___ The input
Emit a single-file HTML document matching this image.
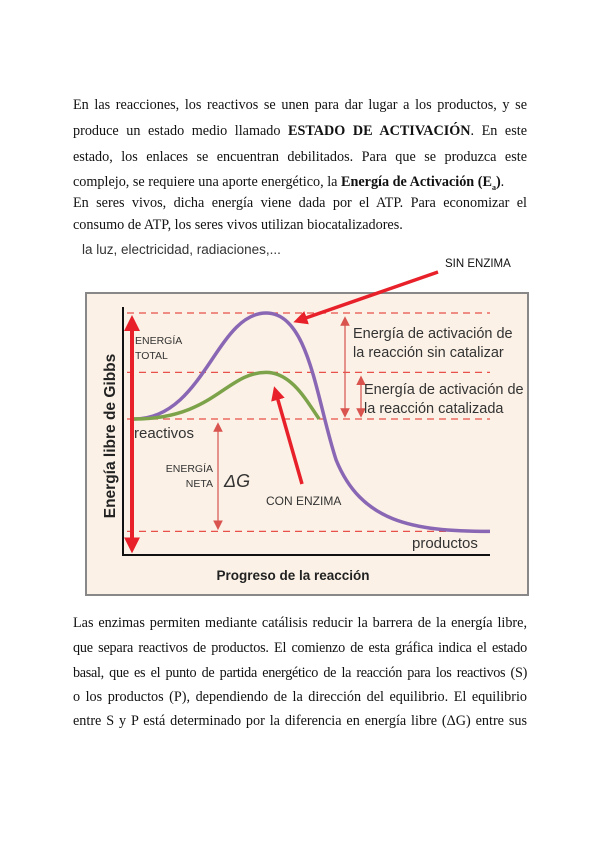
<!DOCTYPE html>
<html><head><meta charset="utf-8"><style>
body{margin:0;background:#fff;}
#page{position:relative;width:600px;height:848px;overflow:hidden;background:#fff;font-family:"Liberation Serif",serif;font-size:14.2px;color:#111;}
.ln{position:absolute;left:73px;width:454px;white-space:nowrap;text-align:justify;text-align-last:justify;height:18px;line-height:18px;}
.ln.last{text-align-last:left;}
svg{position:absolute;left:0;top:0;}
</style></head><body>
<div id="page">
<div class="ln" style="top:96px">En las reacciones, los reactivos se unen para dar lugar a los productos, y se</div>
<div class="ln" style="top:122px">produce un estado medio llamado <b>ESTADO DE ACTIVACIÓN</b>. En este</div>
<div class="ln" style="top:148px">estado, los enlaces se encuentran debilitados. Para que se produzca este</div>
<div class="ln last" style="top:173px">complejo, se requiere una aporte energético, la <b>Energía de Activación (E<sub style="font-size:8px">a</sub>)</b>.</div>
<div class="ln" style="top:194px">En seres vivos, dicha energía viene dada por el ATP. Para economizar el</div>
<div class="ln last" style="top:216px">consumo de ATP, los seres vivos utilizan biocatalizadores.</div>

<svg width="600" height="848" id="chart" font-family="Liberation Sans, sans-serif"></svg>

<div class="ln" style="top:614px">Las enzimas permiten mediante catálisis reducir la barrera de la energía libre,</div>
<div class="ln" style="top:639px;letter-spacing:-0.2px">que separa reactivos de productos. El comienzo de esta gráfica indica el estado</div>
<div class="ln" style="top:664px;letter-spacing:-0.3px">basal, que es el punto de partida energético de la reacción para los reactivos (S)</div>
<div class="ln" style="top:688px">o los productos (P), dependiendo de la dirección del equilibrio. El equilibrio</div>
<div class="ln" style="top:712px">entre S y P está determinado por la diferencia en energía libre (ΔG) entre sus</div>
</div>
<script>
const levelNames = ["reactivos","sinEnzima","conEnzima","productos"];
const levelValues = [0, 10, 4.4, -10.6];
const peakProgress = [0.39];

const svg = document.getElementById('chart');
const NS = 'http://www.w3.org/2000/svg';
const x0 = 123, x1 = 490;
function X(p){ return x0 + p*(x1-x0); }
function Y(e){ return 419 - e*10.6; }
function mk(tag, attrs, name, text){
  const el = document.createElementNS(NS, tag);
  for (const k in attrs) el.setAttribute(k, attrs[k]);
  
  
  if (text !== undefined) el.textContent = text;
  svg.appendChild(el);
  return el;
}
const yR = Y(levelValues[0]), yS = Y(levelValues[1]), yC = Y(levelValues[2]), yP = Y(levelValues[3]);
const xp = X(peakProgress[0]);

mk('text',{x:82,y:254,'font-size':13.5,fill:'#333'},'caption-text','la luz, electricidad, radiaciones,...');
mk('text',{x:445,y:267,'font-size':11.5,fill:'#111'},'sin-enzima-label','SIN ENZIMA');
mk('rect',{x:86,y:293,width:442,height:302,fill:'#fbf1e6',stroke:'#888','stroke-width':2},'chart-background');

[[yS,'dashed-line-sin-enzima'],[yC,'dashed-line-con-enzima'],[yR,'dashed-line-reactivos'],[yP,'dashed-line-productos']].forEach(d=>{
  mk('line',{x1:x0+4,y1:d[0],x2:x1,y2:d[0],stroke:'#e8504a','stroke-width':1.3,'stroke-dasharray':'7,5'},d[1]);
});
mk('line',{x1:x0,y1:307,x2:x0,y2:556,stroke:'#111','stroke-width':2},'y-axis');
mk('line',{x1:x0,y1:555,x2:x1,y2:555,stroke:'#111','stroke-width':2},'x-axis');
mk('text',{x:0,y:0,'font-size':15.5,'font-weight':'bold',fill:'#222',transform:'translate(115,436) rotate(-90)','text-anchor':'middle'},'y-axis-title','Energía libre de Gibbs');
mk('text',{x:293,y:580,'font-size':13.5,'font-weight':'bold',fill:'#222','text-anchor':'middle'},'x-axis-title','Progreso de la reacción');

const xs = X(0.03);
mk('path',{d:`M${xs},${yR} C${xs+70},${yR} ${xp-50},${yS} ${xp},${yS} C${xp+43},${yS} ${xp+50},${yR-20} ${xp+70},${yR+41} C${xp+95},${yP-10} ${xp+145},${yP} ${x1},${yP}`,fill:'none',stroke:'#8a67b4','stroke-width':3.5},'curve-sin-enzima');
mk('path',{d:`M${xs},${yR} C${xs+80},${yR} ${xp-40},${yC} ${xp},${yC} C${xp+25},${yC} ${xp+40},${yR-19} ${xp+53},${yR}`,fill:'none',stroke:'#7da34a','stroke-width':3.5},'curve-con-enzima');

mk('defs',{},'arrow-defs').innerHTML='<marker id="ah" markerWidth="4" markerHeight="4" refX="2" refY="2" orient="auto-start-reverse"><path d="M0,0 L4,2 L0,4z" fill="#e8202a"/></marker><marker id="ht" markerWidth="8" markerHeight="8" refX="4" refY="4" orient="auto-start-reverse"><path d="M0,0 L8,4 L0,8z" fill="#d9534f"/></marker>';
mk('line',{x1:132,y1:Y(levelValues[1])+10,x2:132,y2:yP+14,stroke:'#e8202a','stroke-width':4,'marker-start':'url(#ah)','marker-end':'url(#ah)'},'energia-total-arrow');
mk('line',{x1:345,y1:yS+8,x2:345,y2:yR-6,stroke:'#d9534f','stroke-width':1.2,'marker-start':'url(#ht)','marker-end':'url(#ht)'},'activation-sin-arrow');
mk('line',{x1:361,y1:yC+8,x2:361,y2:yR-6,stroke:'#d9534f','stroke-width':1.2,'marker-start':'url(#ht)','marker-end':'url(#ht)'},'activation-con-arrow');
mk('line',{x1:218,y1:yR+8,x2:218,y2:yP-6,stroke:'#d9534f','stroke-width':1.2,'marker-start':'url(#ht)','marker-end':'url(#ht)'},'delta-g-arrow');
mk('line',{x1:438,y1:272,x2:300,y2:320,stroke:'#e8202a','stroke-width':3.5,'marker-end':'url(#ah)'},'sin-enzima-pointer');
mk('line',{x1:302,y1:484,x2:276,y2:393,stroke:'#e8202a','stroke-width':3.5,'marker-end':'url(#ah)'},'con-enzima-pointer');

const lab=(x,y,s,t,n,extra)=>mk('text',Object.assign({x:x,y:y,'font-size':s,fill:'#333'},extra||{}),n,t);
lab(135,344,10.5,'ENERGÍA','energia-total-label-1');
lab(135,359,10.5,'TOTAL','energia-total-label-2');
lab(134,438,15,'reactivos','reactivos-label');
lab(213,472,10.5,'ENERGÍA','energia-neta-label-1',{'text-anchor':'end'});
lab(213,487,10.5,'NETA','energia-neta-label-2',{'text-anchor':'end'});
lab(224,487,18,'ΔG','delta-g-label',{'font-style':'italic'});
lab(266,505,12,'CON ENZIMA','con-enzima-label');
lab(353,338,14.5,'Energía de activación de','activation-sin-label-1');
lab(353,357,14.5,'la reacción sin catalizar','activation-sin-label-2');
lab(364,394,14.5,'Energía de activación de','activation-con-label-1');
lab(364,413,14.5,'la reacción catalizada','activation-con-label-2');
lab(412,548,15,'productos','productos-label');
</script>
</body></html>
______
___ The input
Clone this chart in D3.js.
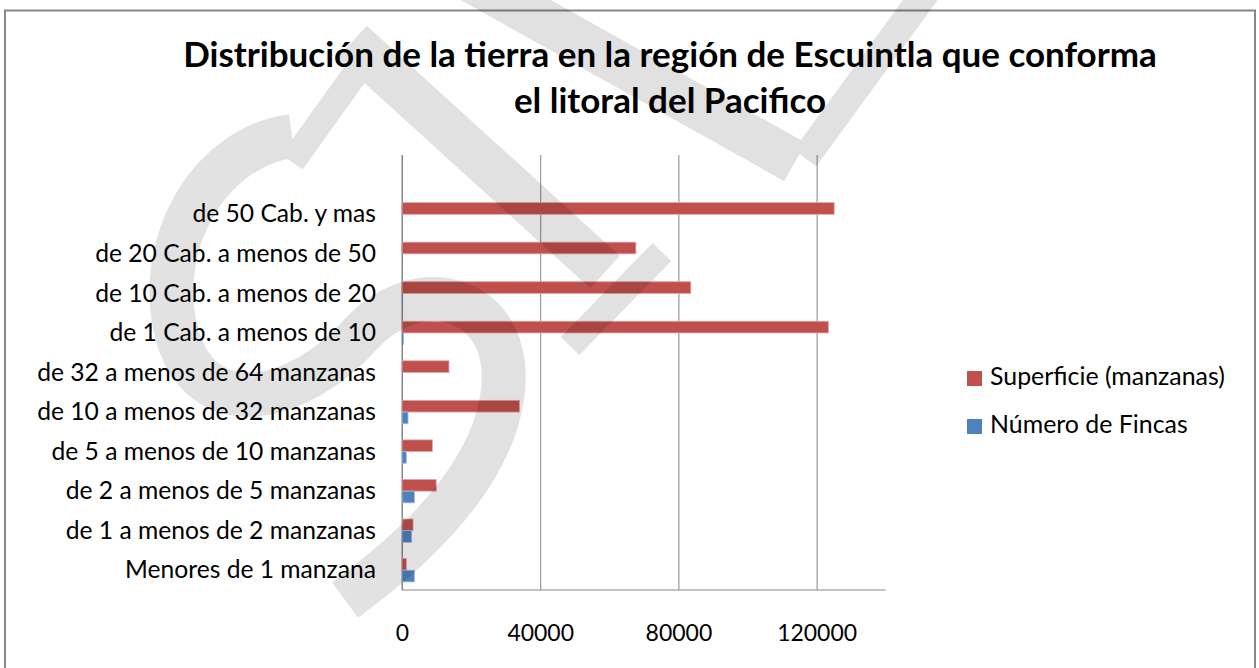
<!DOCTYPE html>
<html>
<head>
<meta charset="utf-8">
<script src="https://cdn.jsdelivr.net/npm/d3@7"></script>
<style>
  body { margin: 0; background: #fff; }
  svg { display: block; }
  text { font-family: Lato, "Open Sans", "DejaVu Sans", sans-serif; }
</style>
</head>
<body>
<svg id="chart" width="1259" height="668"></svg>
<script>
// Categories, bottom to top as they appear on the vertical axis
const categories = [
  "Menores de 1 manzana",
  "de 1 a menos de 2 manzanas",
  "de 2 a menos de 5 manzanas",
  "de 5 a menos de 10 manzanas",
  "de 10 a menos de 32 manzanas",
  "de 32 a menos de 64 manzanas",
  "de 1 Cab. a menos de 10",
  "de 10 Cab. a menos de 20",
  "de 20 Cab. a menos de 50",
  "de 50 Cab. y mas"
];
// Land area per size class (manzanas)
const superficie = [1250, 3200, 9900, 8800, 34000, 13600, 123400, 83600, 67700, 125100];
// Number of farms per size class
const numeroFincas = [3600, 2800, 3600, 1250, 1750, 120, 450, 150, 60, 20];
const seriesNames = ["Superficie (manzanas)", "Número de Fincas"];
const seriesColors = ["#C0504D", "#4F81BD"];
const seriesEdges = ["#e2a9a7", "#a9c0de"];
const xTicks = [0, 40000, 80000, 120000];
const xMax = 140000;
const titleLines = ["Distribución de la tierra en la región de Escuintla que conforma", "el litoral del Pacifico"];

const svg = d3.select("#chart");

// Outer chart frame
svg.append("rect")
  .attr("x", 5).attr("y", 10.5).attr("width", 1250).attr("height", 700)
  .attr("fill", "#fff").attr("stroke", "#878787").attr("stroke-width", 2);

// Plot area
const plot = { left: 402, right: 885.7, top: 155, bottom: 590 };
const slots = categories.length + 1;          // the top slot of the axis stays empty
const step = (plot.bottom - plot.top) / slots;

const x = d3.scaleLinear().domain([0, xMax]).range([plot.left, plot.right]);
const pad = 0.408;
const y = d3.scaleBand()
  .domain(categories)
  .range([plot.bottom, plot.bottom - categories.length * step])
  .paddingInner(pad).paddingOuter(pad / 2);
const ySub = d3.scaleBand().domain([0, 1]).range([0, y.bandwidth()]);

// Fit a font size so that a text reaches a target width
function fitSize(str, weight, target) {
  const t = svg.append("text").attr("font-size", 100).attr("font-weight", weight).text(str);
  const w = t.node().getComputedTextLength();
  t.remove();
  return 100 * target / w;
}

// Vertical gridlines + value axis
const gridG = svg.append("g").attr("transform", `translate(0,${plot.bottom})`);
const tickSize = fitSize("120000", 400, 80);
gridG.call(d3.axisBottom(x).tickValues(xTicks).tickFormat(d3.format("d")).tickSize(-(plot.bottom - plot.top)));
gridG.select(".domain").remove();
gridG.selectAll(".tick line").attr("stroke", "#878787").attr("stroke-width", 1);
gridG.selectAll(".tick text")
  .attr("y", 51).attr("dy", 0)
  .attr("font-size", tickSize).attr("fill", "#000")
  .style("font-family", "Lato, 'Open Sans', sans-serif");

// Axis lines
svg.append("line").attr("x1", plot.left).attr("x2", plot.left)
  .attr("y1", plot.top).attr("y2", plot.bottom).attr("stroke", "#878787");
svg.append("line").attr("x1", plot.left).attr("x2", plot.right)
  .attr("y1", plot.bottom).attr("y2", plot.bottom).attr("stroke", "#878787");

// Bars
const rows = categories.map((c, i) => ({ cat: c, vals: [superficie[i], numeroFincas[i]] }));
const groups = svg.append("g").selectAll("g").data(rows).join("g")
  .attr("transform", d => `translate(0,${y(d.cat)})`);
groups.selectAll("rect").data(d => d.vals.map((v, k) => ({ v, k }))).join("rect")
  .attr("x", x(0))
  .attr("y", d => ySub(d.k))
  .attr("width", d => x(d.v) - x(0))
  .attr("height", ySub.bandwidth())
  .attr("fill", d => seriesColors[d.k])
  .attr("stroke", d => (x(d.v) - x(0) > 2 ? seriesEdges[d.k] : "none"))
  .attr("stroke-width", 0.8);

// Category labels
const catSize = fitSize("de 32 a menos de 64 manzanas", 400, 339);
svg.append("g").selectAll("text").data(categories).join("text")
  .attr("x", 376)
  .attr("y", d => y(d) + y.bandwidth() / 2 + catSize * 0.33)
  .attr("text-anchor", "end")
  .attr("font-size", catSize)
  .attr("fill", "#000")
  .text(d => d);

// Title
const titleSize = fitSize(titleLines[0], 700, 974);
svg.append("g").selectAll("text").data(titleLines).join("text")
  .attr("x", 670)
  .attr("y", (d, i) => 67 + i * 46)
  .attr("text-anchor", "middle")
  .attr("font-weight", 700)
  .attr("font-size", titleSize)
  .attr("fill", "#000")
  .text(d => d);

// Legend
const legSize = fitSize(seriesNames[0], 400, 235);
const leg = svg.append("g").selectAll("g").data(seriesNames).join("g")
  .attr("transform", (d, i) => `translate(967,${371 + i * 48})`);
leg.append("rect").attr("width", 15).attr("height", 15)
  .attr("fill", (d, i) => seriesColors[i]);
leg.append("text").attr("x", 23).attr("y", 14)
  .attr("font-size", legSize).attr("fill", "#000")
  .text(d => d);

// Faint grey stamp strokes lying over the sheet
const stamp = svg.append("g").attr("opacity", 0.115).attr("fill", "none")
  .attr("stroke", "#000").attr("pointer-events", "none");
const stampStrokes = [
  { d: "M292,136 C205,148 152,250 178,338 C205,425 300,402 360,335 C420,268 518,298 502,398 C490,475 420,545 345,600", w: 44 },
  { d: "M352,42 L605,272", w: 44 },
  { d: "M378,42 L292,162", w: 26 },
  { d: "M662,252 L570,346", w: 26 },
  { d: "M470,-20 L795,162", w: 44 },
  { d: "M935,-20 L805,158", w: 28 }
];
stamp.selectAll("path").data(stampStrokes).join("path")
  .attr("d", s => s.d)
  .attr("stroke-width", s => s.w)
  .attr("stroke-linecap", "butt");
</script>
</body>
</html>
______
___ The input
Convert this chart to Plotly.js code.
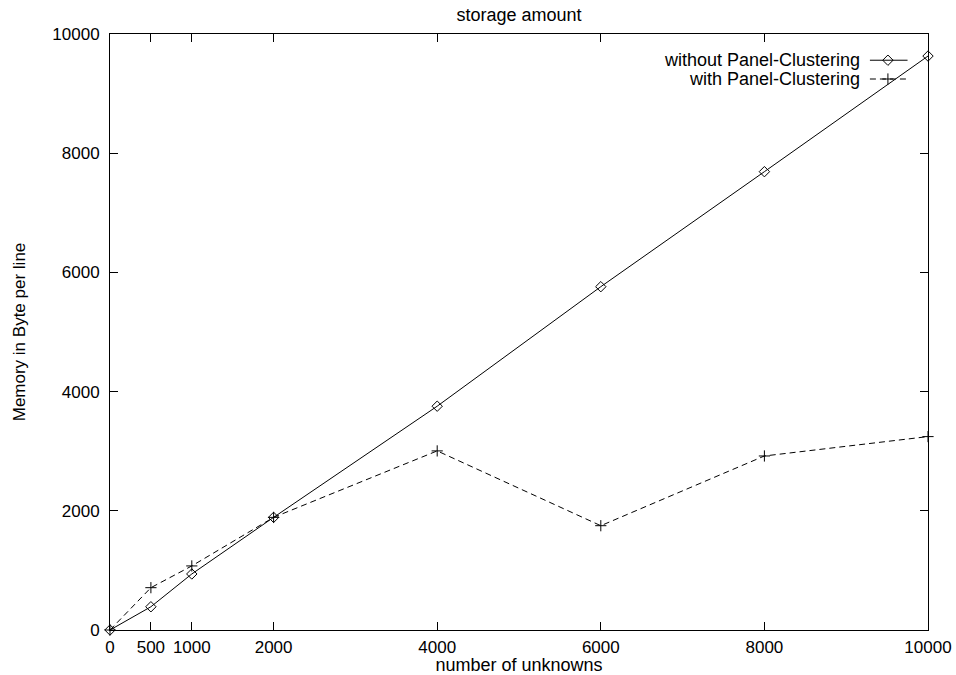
______
- Written request -
Set down the lines running from the one with "Clone this chart in D3.js." through the one with "const step = (plot.bottom", both ends kept, exactly and with no pictures.

- Written response -
Clone this chart in D3.js.
<!DOCTYPE html>
<html>
<head>
<meta charset="utf-8">
<script src="https://cdn.jsdelivr.net/npm/d3@7"></script>
<style>
  body { margin: 0; background: #fff; }
  svg { display: block; }
  text { font-family: Lato, "Open Sans", "DejaVu Sans", sans-serif; }
</style>
</head>
<body>
<svg id="chart" width="1259" height="668"></svg>
<script>
// Categories, bottom to top as they appear on the vertical axis
const categories = [
  "Menores de 1 manzana",
  "de 1 a menos de 2 manzanas",
  "de 2 a menos de 5 manzanas",
  "de 5 a menos de 10 manzanas",
  "de 10 a menos de 32 manzanas",
  "de 32 a menos de 64 manzanas",
  "de 1 Cab. a menos de 10",
  "de 10 Cab. a menos de 20",
  "de 20 Cab. a menos de 50",
  "de 50 Cab. y mas"
];
// Land area per size class (manzanas)
const superficie = [1250, 3200, 9900, 8800, 34000, 13600, 123400, 83600, 67700, 125100];
// Number of farms per size class
const numeroFincas = [3600, 2800, 3600, 1250, 1750, 120, 450, 150, 60, 20];
const seriesNames = ["Superficie (manzanas)", "Número de Fincas"];
const seriesColors = ["#C0504D", "#4F81BD"];
const seriesEdges = ["#e2a9a7", "#a9c0de"];
const xTicks = [0, 40000, 80000, 120000];
const xMax = 140000;
const titleLines = ["Distribución de la tierra en la región de Escuintla que conforma", "el litoral del Pacifico"];

const svg = d3.select("#chart");

// Outer chart frame
svg.append("rect")
  .attr("x", 5).attr("y", 10.5).attr("width", 1250).attr("height", 700)
  .attr("fill", "#fff").attr("stroke", "#878787").attr("stroke-width", 2);

// Plot area
const plot = { left: 402, right: 885.7, top: 155, bottom: 590 };
const slots = categories.length + 1;          // the top slot of the axis stays empty
const step = (plot.bottom - plot.top) / slots;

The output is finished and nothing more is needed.